* [Problem statement]: Retype the material that follows, keeping every word as it is.

* [Provided data]:
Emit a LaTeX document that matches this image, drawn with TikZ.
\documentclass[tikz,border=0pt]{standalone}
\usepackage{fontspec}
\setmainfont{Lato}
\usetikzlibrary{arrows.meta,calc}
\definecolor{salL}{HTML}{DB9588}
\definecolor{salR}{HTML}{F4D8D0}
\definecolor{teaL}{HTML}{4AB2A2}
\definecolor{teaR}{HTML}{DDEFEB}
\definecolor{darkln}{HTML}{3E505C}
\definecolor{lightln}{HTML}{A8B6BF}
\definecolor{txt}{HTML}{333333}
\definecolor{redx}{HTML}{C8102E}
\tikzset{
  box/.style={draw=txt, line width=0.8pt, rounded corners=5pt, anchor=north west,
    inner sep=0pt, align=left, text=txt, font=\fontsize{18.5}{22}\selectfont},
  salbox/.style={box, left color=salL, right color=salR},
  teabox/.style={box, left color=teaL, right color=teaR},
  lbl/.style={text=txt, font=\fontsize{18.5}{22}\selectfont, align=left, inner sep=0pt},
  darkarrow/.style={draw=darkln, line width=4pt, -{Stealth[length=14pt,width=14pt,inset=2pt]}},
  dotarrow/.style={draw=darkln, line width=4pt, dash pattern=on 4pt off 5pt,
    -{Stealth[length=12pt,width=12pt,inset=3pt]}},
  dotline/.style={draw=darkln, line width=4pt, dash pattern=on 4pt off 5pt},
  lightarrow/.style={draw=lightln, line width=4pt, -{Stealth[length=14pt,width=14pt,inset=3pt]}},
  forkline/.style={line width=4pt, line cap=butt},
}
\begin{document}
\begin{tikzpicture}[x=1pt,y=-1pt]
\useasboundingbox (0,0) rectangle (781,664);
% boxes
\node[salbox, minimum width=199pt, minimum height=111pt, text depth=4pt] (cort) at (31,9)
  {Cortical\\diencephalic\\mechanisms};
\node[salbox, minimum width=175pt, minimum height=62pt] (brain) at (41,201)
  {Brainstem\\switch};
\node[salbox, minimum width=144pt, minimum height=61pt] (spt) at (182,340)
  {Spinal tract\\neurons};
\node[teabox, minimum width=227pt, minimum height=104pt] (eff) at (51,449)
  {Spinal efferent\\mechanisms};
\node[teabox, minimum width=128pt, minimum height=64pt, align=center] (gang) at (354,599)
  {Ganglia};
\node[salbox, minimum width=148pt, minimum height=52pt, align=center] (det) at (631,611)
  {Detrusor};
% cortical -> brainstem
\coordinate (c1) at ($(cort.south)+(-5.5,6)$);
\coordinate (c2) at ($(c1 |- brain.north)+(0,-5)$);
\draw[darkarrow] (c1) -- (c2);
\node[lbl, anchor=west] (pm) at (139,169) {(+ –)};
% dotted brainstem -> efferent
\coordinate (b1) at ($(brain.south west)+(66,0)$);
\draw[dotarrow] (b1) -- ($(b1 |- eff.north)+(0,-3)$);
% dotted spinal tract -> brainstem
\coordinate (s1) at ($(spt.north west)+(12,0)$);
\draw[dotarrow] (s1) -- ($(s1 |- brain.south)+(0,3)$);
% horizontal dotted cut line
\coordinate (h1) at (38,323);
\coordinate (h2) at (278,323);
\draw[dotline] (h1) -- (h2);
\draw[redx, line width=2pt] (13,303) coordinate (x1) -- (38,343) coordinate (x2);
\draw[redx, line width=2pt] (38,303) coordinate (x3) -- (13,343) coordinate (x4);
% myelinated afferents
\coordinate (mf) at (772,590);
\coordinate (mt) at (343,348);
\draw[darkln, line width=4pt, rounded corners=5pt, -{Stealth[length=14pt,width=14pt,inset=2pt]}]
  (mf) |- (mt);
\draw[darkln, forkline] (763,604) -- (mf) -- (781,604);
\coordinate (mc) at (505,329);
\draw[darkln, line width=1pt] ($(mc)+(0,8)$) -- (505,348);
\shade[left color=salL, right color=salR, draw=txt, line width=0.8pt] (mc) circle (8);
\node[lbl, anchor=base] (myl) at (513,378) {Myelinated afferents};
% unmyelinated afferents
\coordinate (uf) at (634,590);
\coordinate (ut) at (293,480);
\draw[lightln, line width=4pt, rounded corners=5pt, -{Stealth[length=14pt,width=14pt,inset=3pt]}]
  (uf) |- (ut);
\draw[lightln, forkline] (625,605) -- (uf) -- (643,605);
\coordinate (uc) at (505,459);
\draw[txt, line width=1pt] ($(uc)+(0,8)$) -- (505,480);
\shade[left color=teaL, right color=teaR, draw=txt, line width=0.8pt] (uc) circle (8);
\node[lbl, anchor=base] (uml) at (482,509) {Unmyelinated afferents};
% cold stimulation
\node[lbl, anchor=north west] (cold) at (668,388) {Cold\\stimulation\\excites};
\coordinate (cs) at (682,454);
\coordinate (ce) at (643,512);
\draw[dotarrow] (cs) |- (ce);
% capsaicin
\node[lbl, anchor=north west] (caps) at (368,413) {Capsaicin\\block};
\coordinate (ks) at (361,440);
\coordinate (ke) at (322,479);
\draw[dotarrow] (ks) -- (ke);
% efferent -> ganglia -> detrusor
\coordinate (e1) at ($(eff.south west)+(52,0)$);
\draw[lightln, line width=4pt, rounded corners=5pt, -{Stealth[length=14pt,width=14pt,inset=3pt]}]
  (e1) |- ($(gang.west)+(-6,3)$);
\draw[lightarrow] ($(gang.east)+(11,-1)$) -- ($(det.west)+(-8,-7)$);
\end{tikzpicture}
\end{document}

* [Complete output]:
Emit a LaTeX document that matches this image, drawn with TikZ.
\documentclass[tikz,border=0pt]{standalone}
\usepackage{fontspec}
\setmainfont{Lato}
\usetikzlibrary{arrows.meta,calc}
\definecolor{salL}{HTML}{DB9588}
\definecolor{salR}{HTML}{F4D8D0}
\definecolor{teaL}{HTML}{4AB2A2}
\definecolor{teaR}{HTML}{DDEFEB}
\definecolor{darkln}{HTML}{3E505C}
\definecolor{lightln}{HTML}{A8B6BF}
\definecolor{txt}{HTML}{333333}
\definecolor{redx}{HTML}{C8102E}
\tikzset{
  box/.style={draw=txt, line width=0.8pt, rounded corners=5pt, anchor=north west,
    inner sep=0pt, align=left, text=txt, font=\fontsize{18.5}{22}\selectfont},
  salbox/.style={box, left color=salL, right color=salR},
  teabox/.style={box, left color=teaL, right color=teaR},
  lbl/.style={text=txt, font=\fontsize{18.5}{22}\selectfont, align=left, inner sep=0pt},
  darkarrow/.style={draw=darkln, line width=4pt, -{Stealth[length=14pt,width=14pt,inset=2pt]}},
  dotarrow/.style={draw=darkln, line width=4pt, dash pattern=on 4pt off 5pt,
    -{Stealth[length=12pt,width=12pt,inset=3pt]}},
  dotline/.style={draw=darkln, line width=4pt, dash pattern=on 4pt off 5pt},
  lightarrow/.style={draw=lightln, line width=4pt, -{Stealth[length=14pt,width=14pt,inset=3pt]}},
  forkline/.style={line width=4pt, line cap=butt},
}
\begin{document}
\begin{tikzpicture}[x=1pt,y=-1pt]
\useasboundingbox (0,0) rectangle (781,664);
% boxes
\node[salbox, minimum width=199pt, minimum height=111pt, text depth=4pt] (cort) at (31,9)
  {Cortical\\diencephalic\\mechanisms};
\node[salbox, minimum width=175pt, minimum height=62pt] (brain) at (41,201)
  {Brainstem\\switch};
\node[salbox, minimum width=144pt, minimum height=61pt] (spt) at (182,340)
  {Spinal tract\\neurons};
\node[teabox, minimum width=227pt, minimum height=104pt] (eff) at (51,449)
  {Spinal efferent\\mechanisms};
\node[teabox, minimum width=128pt, minimum height=64pt, align=center] (gang) at (354,599)
  {Ganglia};
\node[salbox, minimum width=148pt, minimum height=52pt, align=center] (det) at (631,611)
  {Detrusor};
% cortical -> brainstem
\coordinate (c1) at ($(cort.south)+(-5.5,6)$);
\coordinate (c2) at ($(c1 |- brain.north)+(0,-5)$);
\draw[darkarrow] (c1) -- (c2);
\node[lbl, anchor=west] (pm) at (139,169) {(+ –)};
% dotted brainstem -> efferent
\coordinate (b1) at ($(brain.south west)+(66,0)$);
\draw[dotarrow] (b1) -- ($(b1 |- eff.north)+(0,-3)$);
% dotted spinal tract -> brainstem
\coordinate (s1) at ($(spt.north west)+(12,0)$);
\draw[dotarrow] (s1) -- ($(s1 |- brain.south)+(0,3)$);
% horizontal dotted cut line
\coordinate (h1) at (38,323);
\coordinate (h2) at (278,323);
\draw[dotline] (h1) -- (h2);
\draw[redx, line width=2pt] (13,303) coordinate (x1) -- (38,343) coordinate (x2);
\draw[redx, line width=2pt] (38,303) coordinate (x3) -- (13,343) coordinate (x4);
% myelinated afferents
\coordinate (mf) at (772,590);
\coordinate (mt) at (343,348);
\draw[darkln, line width=4pt, rounded corners=5pt, -{Stealth[length=14pt,width=14pt,inset=2pt]}]
  (mf) |- (mt);
\draw[darkln, forkline] (763,604) -- (mf) -- (781,604);
\coordinate (mc) at (505,329);
\draw[darkln, line width=1pt] ($(mc)+(0,8)$) -- (505,348);
\shade[left color=salL, right color=salR, draw=txt, line width=0.8pt] (mc) circle (8);
\node[lbl, anchor=base] (myl) at (513,378) {Myelinated afferents};
% unmyelinated afferents
\coordinate (uf) at (634,590);
\coordinate (ut) at (293,480);
\draw[lightln, line width=4pt, rounded corners=5pt, -{Stealth[length=14pt,width=14pt,inset=3pt]}]
  (uf) |- (ut);
\draw[lightln, forkline] (625,605) -- (uf) -- (643,605);
\coordinate (uc) at (505,459);
\draw[txt, line width=1pt] ($(uc)+(0,8)$) -- (505,480);
\shade[left color=teaL, right color=teaR, draw=txt, line width=0.8pt] (uc) circle (8);
\node[lbl, anchor=base] (uml) at (482,509) {Unmyelinated afferents};
% cold stimulation
\node[lbl, anchor=north west] (cold) at (668,388) {Cold\\stimulation\\excites};
\coordinate (cs) at (682,454);
\coordinate (ce) at (643,512);
\draw[dotarrow] (cs) |- (ce);
% capsaicin
\node[lbl, anchor=north west] (caps) at (368,413) {Capsaicin\\block};
\coordinate (ks) at (361,440);
\coordinate (ke) at (322,479);
\draw[dotarrow] (ks) -- (ke);
% efferent -> ganglia -> detrusor
\coordinate (e1) at ($(eff.south west)+(52,0)$);
\draw[lightln, line width=4pt, rounded corners=5pt, -{Stealth[length=14pt,width=14pt,inset=3pt]}]
  (e1) |- ($(gang.west)+(-6,3)$);
\draw[lightarrow] ($(gang.east)+(11,-1)$) -- ($(det.west)+(-8,-7)$);
\end{tikzpicture}
\end{document}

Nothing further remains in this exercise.